Examples of group rules include:
Assigning tasks from a particular customer to a member of the group
Ensuring an even distribution of task assignments to members of a group by using round-robin assignment
Ensuring that high-priority tasks are routed to the least busy member of a group
For information about creating a group rule, see Section 3.9.2, "How to Create Group Rules in Process Workspace".
For information about assignment rules for tasks with multiple assignees, see Oracle Fusion Middleware Developer's Guide for Oracle SOA Suite.
A supervisor can reassign or delegate tasks to reportees. A user with BPMWorkflowReassign privileges can delegate a task to anyone.
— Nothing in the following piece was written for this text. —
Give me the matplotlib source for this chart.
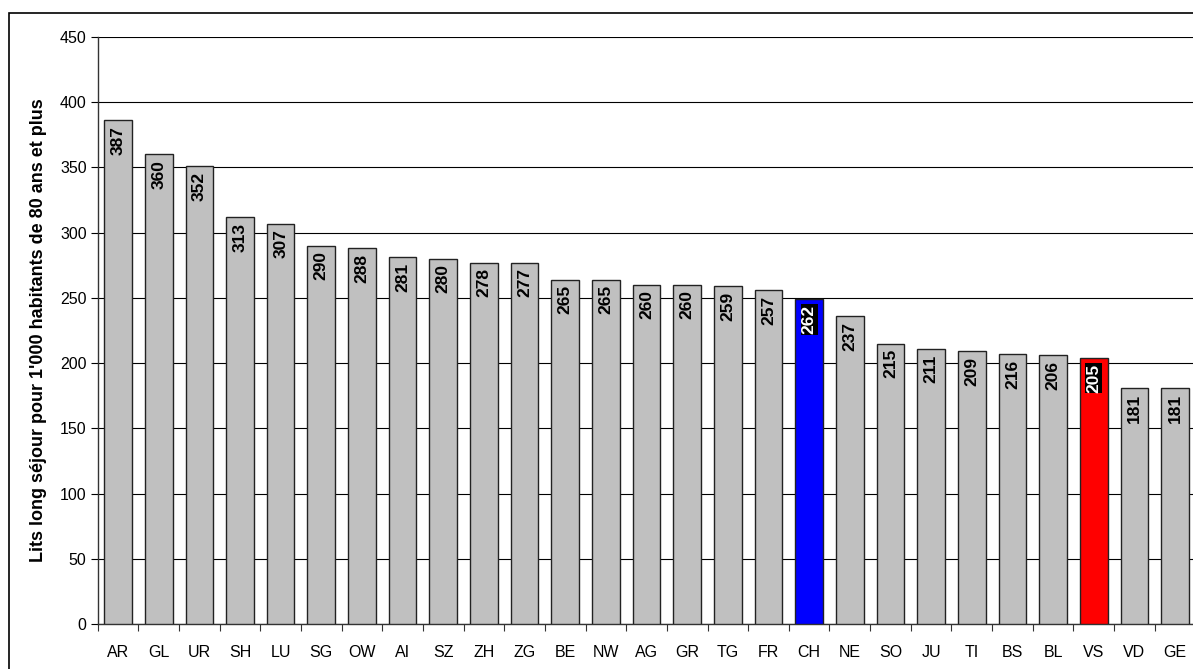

For information about reassigning or delegating tasks, see Oracle Fusion Middleware Developer's Guide for Oracle SOA Suite.
Reports are available on the Tasks page in the Reports panel. Report results cannot be saved.
Figure 8-1 shows the Reports panel displaying the standard report types available.
For more information about reports, see Oracle Fusion Middleware Developer's Guide for Oracle SOA Suite.
Dashboards provide a variety of analytical information about the workload on users for the different processes being executed. For example, if a specific user has many tasks assigned to her, and she is making little progress, this would indicate that all those corresponding processes are blocked. Having this information enables you to reassign those tasks to someone else and, if necessary some user or group routing rules can be specified to manage the issue in the short term.
For more information about dashboards, see Chapter 7, "Using Dashboards in Process Workspace".
Escalations are among the system actions you can perform from the Task Details page.
For more information about the Task Details page, see Section 2.3.1.2, "The Process Workspace Task Details Page".
If a user escalates a task, it is automatically assigned to whomever is specified in the escalation path.
The escalation path is specified by the administrator. If no escalation path is specified, then the task escalates to the user's supervisor who can reassign it from there.
If a task is assigned to a role, but none of the role members have claimed the task, then the task is escalated as specified in the escalation path for that role. If the task is assigned to a role and a role member has claimed the task, then the escalation goes to the role member's supervisor.
For information about how an administrator specifies the escalation path, see Section 10.5.2, "How to Specify the Escalation Path for a Role".